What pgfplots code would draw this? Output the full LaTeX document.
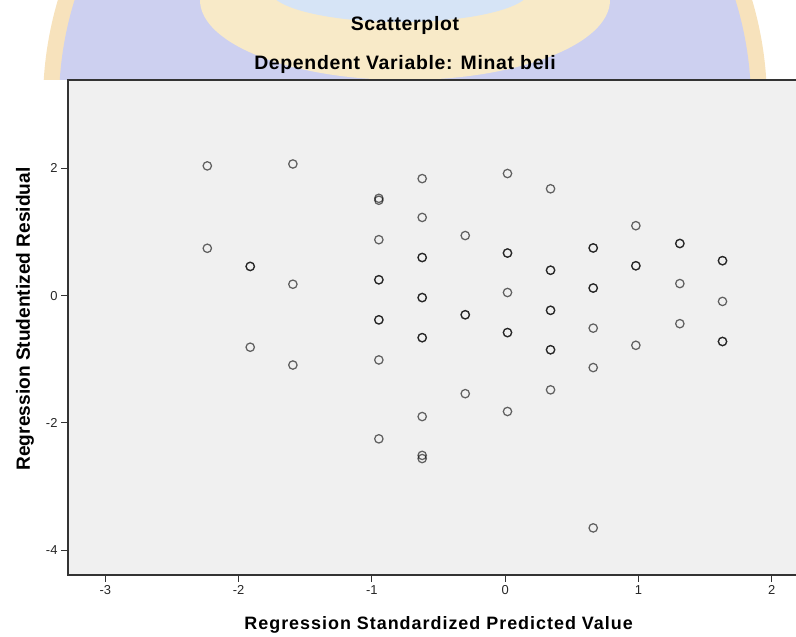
\documentclass[border=0pt]{standalone}
\usepackage{pgfplots}
\pgfplotsset{compat=1.18}
\usepackage{fontspec}
\setmainfont{Liberation Sans}
\newfontfamily\titlefont{Liberation Sans}[LetterSpace=3.5]
\newfontfamily\xlabfont{Liberation Sans}[LetterSpace=5.5]
\definecolor{lav}{RGB}{205,208,240}
\definecolor{ringc}{RGB}{247,226,188}
\definecolor{petal}{RGB}{248,234,200}
\definecolor{sky}{RGB}{214,228,246}
\definecolor{plotbg}{RGB}{240,240,240}

\pgfplotstableread{
x y
-2.235 2.04
-2.235 0.745
-1.913 0.46
-1.913 0.46
-1.913 -0.81
-1.593 2.07
-1.593 0.18
-1.593 -1.09
-0.948 1.50
-0.948 1.53
-0.948 0.88
-0.948 0.25
-0.948 0.25
-0.948 -0.38
-0.948 -0.38
-0.948 -1.01
-0.948 -2.25
-0.623 1.84
-0.623 1.23
-0.623 0.60
-0.623 0.60
-0.623 -0.03
-0.623 -0.03
-0.623 -0.66
-0.623 -0.66
-0.623 -1.90
-0.623 -2.51
-0.623 -2.56
-0.30 0.945
-0.30 -0.30
-0.30 -0.30
-0.30 -1.54
0.017 1.92
0.017 0.67
0.017 0.67
0.017 0.05
0.017 -0.58
0.017 -0.58
0.017 -1.82
0.34 1.68
0.34 0.40
0.34 0.40
0.34 -0.23
0.34 -0.23
0.34 -0.85
0.34 -0.85
0.34 -1.48
0.66 0.75
0.66 0.75
0.66 0.12
0.66 0.12
0.66 -0.51
0.66 -1.13
0.66 -3.65
0.98 1.10
0.98 0.47
0.98 0.47
0.98 -0.78
1.31 0.82
1.31 0.82
1.31 0.19
1.31 -0.44
1.63 0.55
1.63 0.55
1.63 -0.09
1.63 -0.72
1.63 -0.72
}\resid

\begin{document}
\begin{tikzpicture}[x=1bp,y=1bp]
\path[use as bounding box] (0,0) rectangle (796,637);
\clip (0,0) rectangle (796,637);
% watermark (top band only)
\begin{scope}
\clip (0,557) rectangle (796,637);
\fill[ringc] (405,534) circle (362);
\fill[lav] (405,534) circle (346);
\fill[petal] (405,637) ellipse (205 and 80);
\fill[sky] (400,647) ellipse (130 and 32);
\end{scope}
\begin{axis}[
  at={(68bp,62bp)}, anchor=south west,
  scale only axis,
  width=763.8bp, height=495bp,
  xmin=-3.28, xmax=2.45,
  ymin=-4.39, ymax=3.39,
  axis background/.style={fill=plotbg},
  axis line style={draw=black!80, line width=1.2bp},
  xtick={-3,-2,-1,0,1,2},
  xticklabels={-3,-2,-1,0,1,2},
  ytick={-4,-2,0,2},
  yticklabels={-4,-2,0,2},
  xtick pos=bottom, ytick pos=left,
  tick align=outside,
  major tick length=7bp,
  tick style={draw=black!80, line width=1.1bp},
  tick label style={font=\fontsize{13}{15}\selectfont, text=black!85},
  clip=false,
]
\addplot[only marks, mark=o, mark size=4.2bp,
  mark options={draw=black, draw opacity=0.6, line width=1.25bp, fill=none}]
  table[x=x, y=y] {\resid};
\end{axis}
\node[anchor=base, font=\titlefont\fontsize{19.5}{22}\selectfont\bfseries] at (405,606.3) {Scatterplot};
\node[anchor=base, font=\titlefont\fontsize{19.5}{22}\selectfont\bfseries] at (405,567.7) {Dependent Variable: Minat beli};
\node[anchor=base, font=\xlabfont\fontsize{18}{21}\selectfont\bfseries] at (438.6,7) {Regression Standardized Predicted Value};
\node[rotate=90, font=\fontsize{19.2}{21}\selectfont\bfseries] at (25,318) {Regression Studentized Residual};
\end{tikzpicture}
\end{document}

.....

*Directions for this task*
Would you return the data exactly as written, without the pictures?

*Answer to the exercise*
What pgfplots code would draw this? Output the full LaTeX document.
\documentclass[border=0pt]{standalone}
\usepackage{pgfplots}
\pgfplotsset{compat=1.18}
\usepackage{fontspec}
\setmainfont{Liberation Sans}
\newfontfamily\titlefont{Liberation Sans}[LetterSpace=3.5]
\newfontfamily\xlabfont{Liberation Sans}[LetterSpace=5.5]
\definecolor{lav}{RGB}{205,208,240}
\definecolor{ringc}{RGB}{247,226,188}
\definecolor{petal}{RGB}{248,234,200}
\definecolor{sky}{RGB}{214,228,246}
\definecolor{plotbg}{RGB}{240,240,240}

\pgfplotstableread{
x y
-2.235 2.04
-2.235 0.745
-1.913 0.46
-1.913 0.46
-1.913 -0.81
-1.593 2.07
-1.593 0.18
-1.593 -1.09
-0.948 1.50
-0.948 1.53
-0.948 0.88
-0.948 0.25
-0.948 0.25
-0.948 -0.38
-0.948 -0.38
-0.948 -1.01
-0.948 -2.25
-0.623 1.84
-0.623 1.23
-0.623 0.60
-0.623 0.60
-0.623 -0.03
-0.623 -0.03
-0.623 -0.66
-0.623 -0.66
-0.623 -1.90
-0.623 -2.51
-0.623 -2.56
-0.30 0.945
-0.30 -0.30
-0.30 -0.30
-0.30 -1.54
0.017 1.92
0.017 0.67
0.017 0.67
0.017 0.05
0.017 -0.58
0.017 -0.58
0.017 -1.82
0.34 1.68
0.34 0.40
0.34 0.40
0.34 -0.23
0.34 -0.23
0.34 -0.85
0.34 -0.85
0.34 -1.48
0.66 0.75
0.66 0.75
0.66 0.12
0.66 0.12
0.66 -0.51
0.66 -1.13
0.66 -3.65
0.98 1.10
0.98 0.47
0.98 0.47
0.98 -0.78
1.31 0.82
1.31 0.82
1.31 0.19
1.31 -0.44
1.63 0.55
1.63 0.55
1.63 -0.09
1.63 -0.72
1.63 -0.72
}\resid

\begin{document}
\begin{tikzpicture}[x=1bp,y=1bp]
\path[use as bounding box] (0,0) rectangle (796,637);
\clip (0,0) rectangle (796,637);
% watermark (top band only)
\begin{scope}
\clip (0,557) rectangle (796,637);
\fill[ringc] (405,534) circle (362);
\fill[lav] (405,534) circle (346);
\fill[petal] (405,637) ellipse (205 and 80);
\fill[sky] (400,647) ellipse (130 and 32);
\end{scope}
\begin{axis}[
  at={(68bp,62bp)}, anchor=south west,
  scale only axis,
  width=763.8bp, height=495bp,
  xmin=-3.28, xmax=2.45,
  ymin=-4.39, ymax=3.39,
  axis background/.style={fill=plotbg},
  axis line style={draw=black!80, line width=1.2bp},
  xtick={-3,-2,-1,0,1,2},
  xticklabels={-3,-2,-1,0,1,2},
  ytick={-4,-2,0,2},
  yticklabels={-4,-2,0,2},
  xtick pos=bottom, ytick pos=left,
  tick align=outside,
  major tick length=7bp,
  tick style={draw=black!80, line width=1.1bp},
  tick label style={font=\fontsize{13}{15}\selectfont, text=black!85},
  clip=false,
]
\addplot[only marks, mark=o, mark size=4.2bp,
  mark options={draw=black, draw opacity=0.6, line width=1.25bp, fill=none}]
  table[x=x, y=y] {\resid};
\end{axis}
\node[anchor=base, font=\titlefont\fontsize{19.5}{22}\selectfont\bfseries] at (405,606.3) {Scatterplot};
\node[anchor=base, font=\titlefont\fontsize{19.5}{22}\selectfont\bfseries] at (405,567.7) {Dependent Variable: Minat beli};
\node[anchor=base, font=\xlabfont\fontsize{18}{21}\selectfont\bfseries] at (438.6,7) {Regression Standardized Predicted Value};
\node[rotate=90, font=\fontsize{19.2}{21}\selectfont\bfseries] at (25,318) {Regression Studentized Residual};
\end{tikzpicture}
\end{document}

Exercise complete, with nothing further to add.